Visual-Only Input: It does not leverage embedded text or font metadata, so it cannot distinguish between visually identical but semantically different elements (e.g., a heading that looks like body text). This is by design—enabling use on scanned documents—but may limit performance in text-rich digital PDFs where multimodal signals could help.
PDF Handling Requires External Tools: DocLayout-YOLO processes images, not PDFs. You’ll need a separate tool to rasterize PDF pages before inference.
Pre-Training Resource Demands: While inference is lightweight, training from scratch on DocSynth-300K requires significant GPU memory and may encounter data-loading memory leaks (mitigated via checkpoint resumption). Most users will benefit more from fine-tuning or using the provided models.

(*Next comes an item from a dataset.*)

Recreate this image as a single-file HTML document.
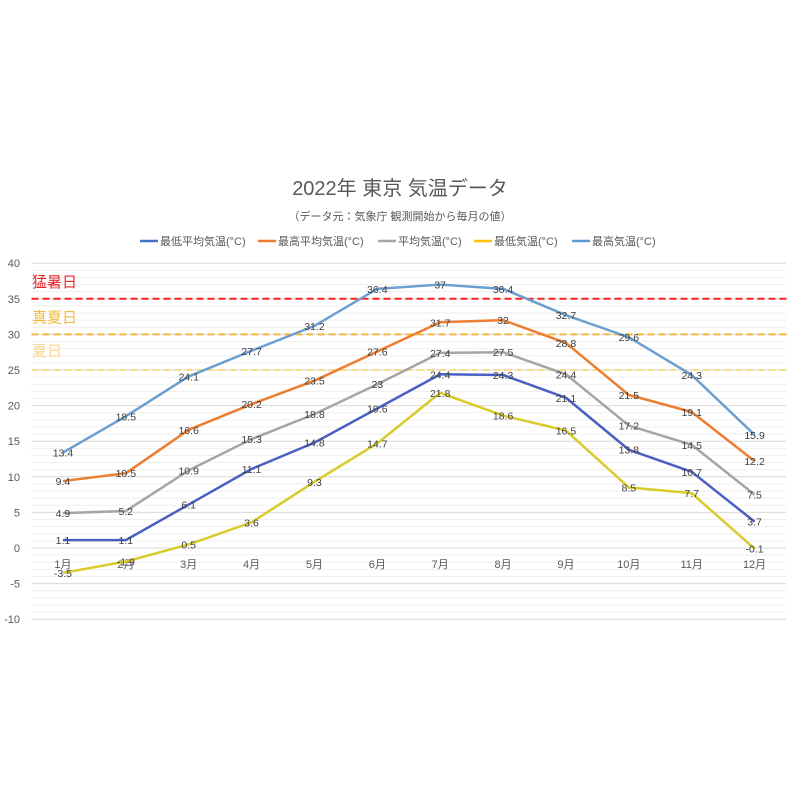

These constraints are typical for visual layout models, and the project documentation offers clear guidance on workarounds and integrations.

Summary

DocLayout-YOLO redefines what’s possible in document layout analysis by delivering high accuracy and real-time speed in a single, easy-to-deploy package. Its foundation in synthetic data diversity and adaptive perception architecture makes it robust across document genres, while its YOLO-v10 backbone ensures practical inference performance.

For project leads, engineering managers, or researchers evaluating layout detection solutions, DocLayout-YOLO lowers the barrier to adoption—offering a pre-trained, well-documented, and actively maintained model that integrates seamlessly into document AI pipelines. If your use case involves turning unstructured documents into structured, actionable data—fast and accurately—DocLayout-YOLO deserves a place in your toolkit.